Em tal cultura, usar-se-iam expressões como “neutrino”, “massa”, “gravidade específica”, “peso atômico” em formas sistemáticas e, não raro, inter-relacionadas, que pareceriam em maior ou menor grau aos modos como eram usadas no passado, antes da perda da maior parte dos conhecimentos científicos. Porém muitas das teorias pressupostas pelo uso dessas expressões estariam perdidas e pareceria haver um elemento de arbitrariedade, ou mesmo de opção, em sua aplicação, que nos pareceria muito surpreendente. Haveria uma abundância de premissas rivais e concorrentes, às quais não se poderia oferecer outros argumentos. Surgiriam teorias subjetivistas das ciências e elas seriam criticadas pelos que afirmam que a ideia da verdade contida no que consideram ser ciência é incompatível com o subjetivismo.

Esse possível mundo imaginário é bem parecido com o que alguns escritores de ficção científica criaram. Podemos descrevê-lo como um mundo no qual a linguagem das ciências naturais, ou pelo menos partes dela, continua a ser usada, mas está num grave estado de desordem. Podemos observar que, se a filosofia analítica florescesse nesse mundo imaginário, jamais revelaria o fato dessa desordem, pois as técnicas da filosofia analítica são essencialmente descritivas e descritivas da linguagem do presente. O filósofo analítico conseguiria elucidar as estruturas conceituais do que se considerava ser o pensamento e o discurso científico no mundo imaginário precisamente da mesma forma como elucida as estruturas conceituais das ciências naturais como elas são.

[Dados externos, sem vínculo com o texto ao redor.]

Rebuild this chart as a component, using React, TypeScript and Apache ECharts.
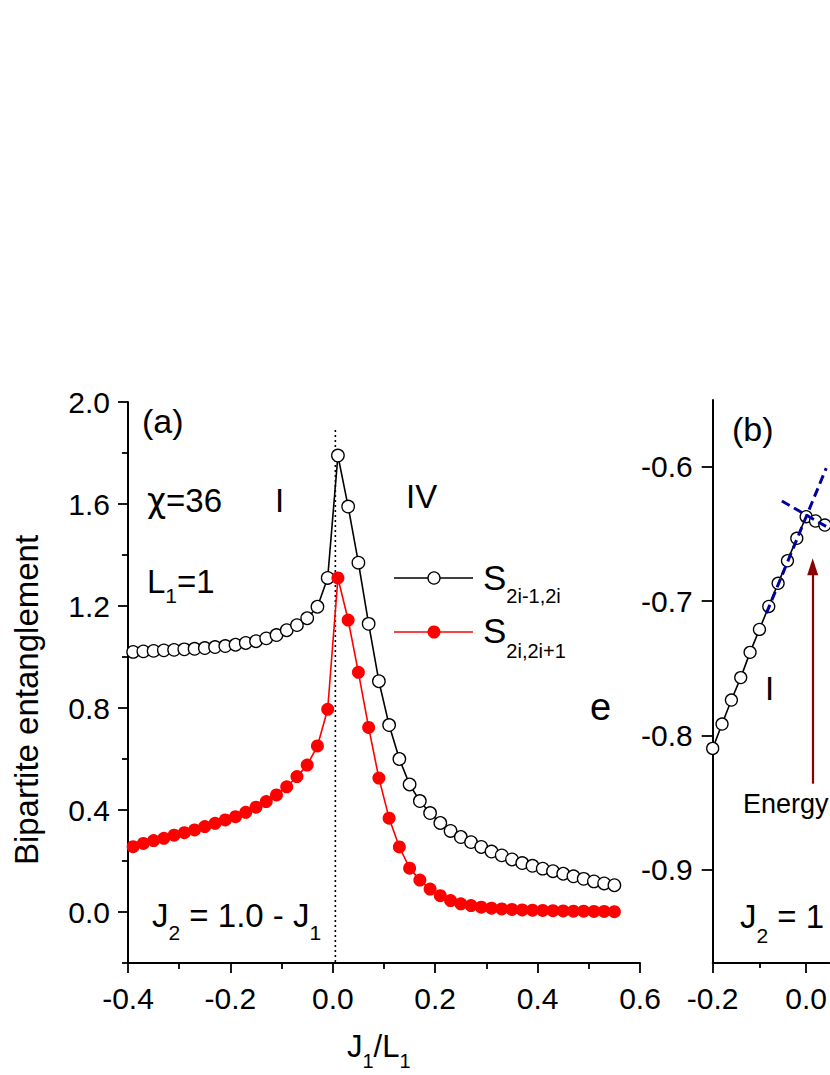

A fenomenologia e o existencialismo também não seriam capazes de discernir nada de errado. Todas as estruturas da intencionalidade seriam o que são no momento. A tarefa de oferecer uma base epistemológica para esses falsos simulacros das ciências naturais não se distinguiria, em termos fenomenológicos, da tarefa que se contempla atualmente. Um Husserl ou um Merleau-Ponty estaria tão enganado quanto um Strawson ou um Quine.

Por que inventar esse mundo imaginário habitado por pseudocientistas fictícios e filosofia real, genuína? A hipótese que quero apresentar é a de que no mundo real que habitamos a linguagem da moralidade está no mesmo estado de grave desordem, da mesma forma que a linguagem das ciências naturais no mundo imaginário que descrevi. O que possuímos, se essa teoria for verdadeira, são os fragmentos de um esquema conceitual, partes às quais atualmente faltam os contextos de onde derivavam seus significados. Temos, na verdade, simulacros da moralidade, continuamos a usar muitas das suas expressões principais. Mas perdemos — em grande parte, se não totalmente — nossa compreensão, tanto teórica quanto prática, da moralidade.